Подержав ее некоторое время в руках, он разжал их. Чашка упала на пол, как и остальные предметы до нее. Но не разбилась. Удивительно, но это было так. Она приземлилась на донце, напомнив этим движением кошку. Молодец, Флоренс. Она слегка кружилась на месте. И тогда старик, безумный уродливый старик, поднял один из своих огромных черных сапог и с силой опустил его на Флоренс Белкомб. Он раздавил ее, раздавил. От нее остались лишь осколки. А старик опять поднял ногу и снова опустил ее.
— Флоренс! — завопила я.
— Люси! — закричал Клод. — Люси, нет!
Я бросилась на старика.
Он взглянул на меня. Я бежала на него, а он смотрел на меня холодными, холодными глазами.
И я…
Завершение повествования Клода Айрмонгера
Как все закончилось
Я снова мог слышать. После гибели Собрания слух начал возвращаться ко мне. Я слышал. Слышал крик Люси.
— Флоренс!
Я тоже закричал, пытаясь удержать ее.
И тогда она упала. Люси упала. Она бежала к дедушке, но вдруг остановилась, рухнула на пол и покатилась. Катясь по полу, она становилась все меньше и меньше, пока совсем не исчезла. Я больше ее не видел.

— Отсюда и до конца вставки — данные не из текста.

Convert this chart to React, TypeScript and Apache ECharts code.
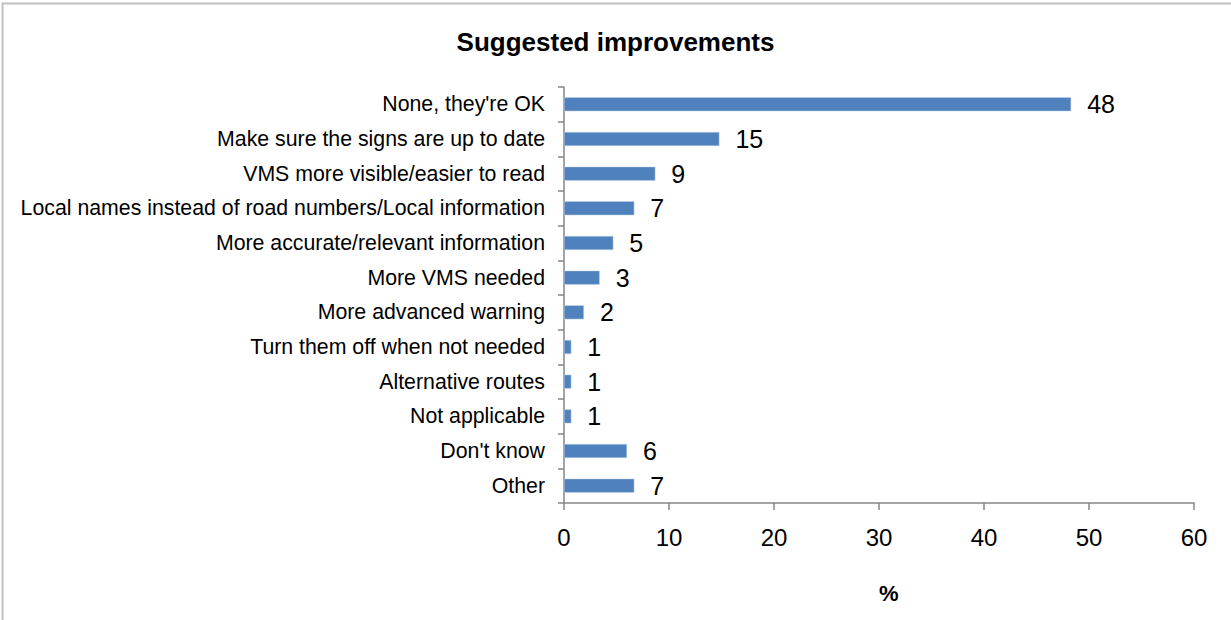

— Люси! Люси! — закричал я.
— Люси Пеннант.
— Я слышу тебя! Я слышу тебя! Но не вижу. Где ты?
— Люси Пеннант.
— Люси! Люси!
— Люси Пеннант!
На полу, на том самом месте, куда она упала, лежала пуговица. Обычная глиняная пуговица.
— Люси, моя Люси Пеннант! Я заберу тебя!
— Ко мне! — велел дедушка.
Она взлетела в воздух, словно я подбросил ее, как монетку. Вот только я этого не делал. Пуговица оказалась в огромных руках дедушки.
— Пожалуйста, пожалуйста, отдай ее мне! — кричал я.
— Это, Клод, причина наших недавних несчастий, из-за нее Свалка так разбушевалась. Эта пуговица, эта чужачка НеАйрмонгер виновна. Предметы были больны еще до ее прибытия, но она окончательно вывела все из равновесия, распространила болезнь и так взволновала эту чашку, что, приняв форму предмета, чашка собрала все эти вещи. Поэтому пуговица вернется на Свалку, в самое ее сердце, где навсегда безвозвратно затеряется. Пусть она по-настоящему страдает. Ты здесь, Муркус? Безупречен, как всегда. Истинный Айрмонгер!
Я увидел Муркуса. Он был в синяках, его одежда была измята, но медаль сияла.
— Здесь, сэр, здесь, дедушка.
— Возьми эту вещь, эту пуговицу, и беги на Свалку так быстро, как только можешь.
— Туда, сэр?
— Она уже успокоилась. Буря прошла. Поэтому скорее беги туда и швырни ее так далеко, как только сможешь. Потеряй ее.
— Дедушка, нет! — закричал я. — Муркус, стой! Дедушка, пожалуйста!